= William Clerihew =

Scottish architect

William Clerihew (1811 – 6 March 1870) was a Scottish architect, artist, coffee planter and inventor. He painted and measured the comet with the longest tail recorded, and invented the "Clerihew Store", a device for drying coffee beans, for which he received the Isis Gold Medal.

==Biography==
Clerihew was born in Aberdeen, to George Clerihew, builder and guild burgess of the city and his wife, Margaret (nee Richardsom). Edmund Clerihew Bentley, the inventor of the Clerihew, the form of poetry, was his nephew. He went to Marischal College, to which his father bequeathed a bursary later.

He became an apprentice architect in 1836 and joined the Royal Institute of British Architects (RIBA) in London as an associate member in 1839. He apparently worked for Charles Parry as a draughtsman on the design of the new houses of Parliament. In 1842 Indian business magnate Dwarkanath Tagore headhunted him to teach Astronomy and Physics to a college of native youth in Bengal.
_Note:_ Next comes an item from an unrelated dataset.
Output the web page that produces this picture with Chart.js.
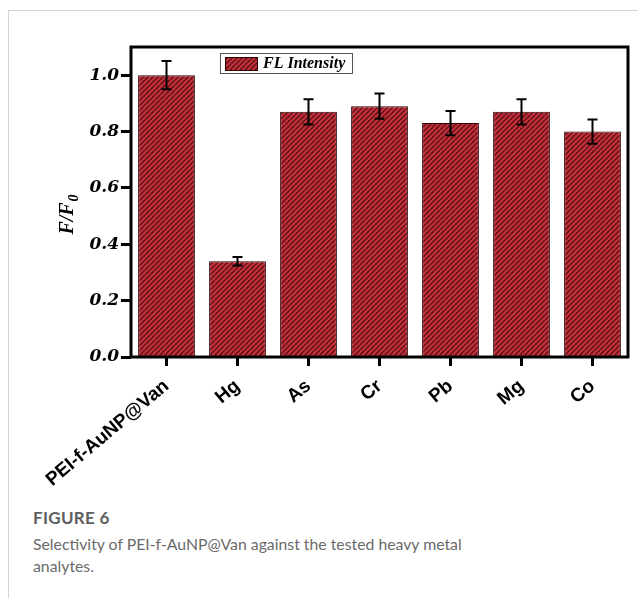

Clerihew boarded the Justina, bound for Calcutta. In middle of the Indian Ocean, about 600 miles (1000 km) off Ceylon (now Sri Lanka), he observed an extremely bright comet (now identified as “C1843D1”), with the longest tail – estimated at 200-300 million miles (300-500m km) – ever recorded. Clerihew made four drawings of it and measured its altitude and azimuth. He also spotted the comet’s second tail and measured the angle it made with the first. He sent his observations to the astronomer Sir John Frederick William Herschel. The paintings he made of the comet were later presented to the Royal Astronomical Society.

On arrival in Calcutta, he began painting buildings and landscapes. In late 1843 he sailed up the Ganges River to Delhi, painting all the way.
By 1846, he was planting coffee in Hewaheta, Ceylon, on "The Hope", the coffee plantation belonging to James Pattle, the father of Julia Margaret Cameron. Here, he was involved in an incident involving an elephant, in which the manager of the neighbouring "Rathoongodde" plantation, John Keane was killed. Julia Margaret Cameron's husband, Charles Hay Cameron, employed Clerihew to manage Rathoongodde, which he owned.

While improving the plantation, Clerihew started work on a new "Swiss Cottage" to replace the rudimentary "planter's bungalow". He also redesigned the "Laborie's Rattletrap", a coffee pulper. Studying the works of Justus von Liebig, he designed his "Clerihew Store", a forced-convection coffee drier, intended to halt the decomposition of the pulped bean. His drier, known as the "Clerihew", became ubiqiuitous in coffee plantations in Ceylon, and engendered modern coffee, tea and grain driers.

In 1851 he accompanied Cameron to Europe, painting scenes in the Middle East on the way. He attended the Great Exhibition, where the Clerihew Store was an exhibit. In 1853, Prince Albert presented him with the Isis Medal for his invention.

He retired to Aberdeen. In 1856, he married Emily Foottit, the 18-year old daughter of the late Rev. James Foottit, of Newark, Nottinghamshire, and had seven children.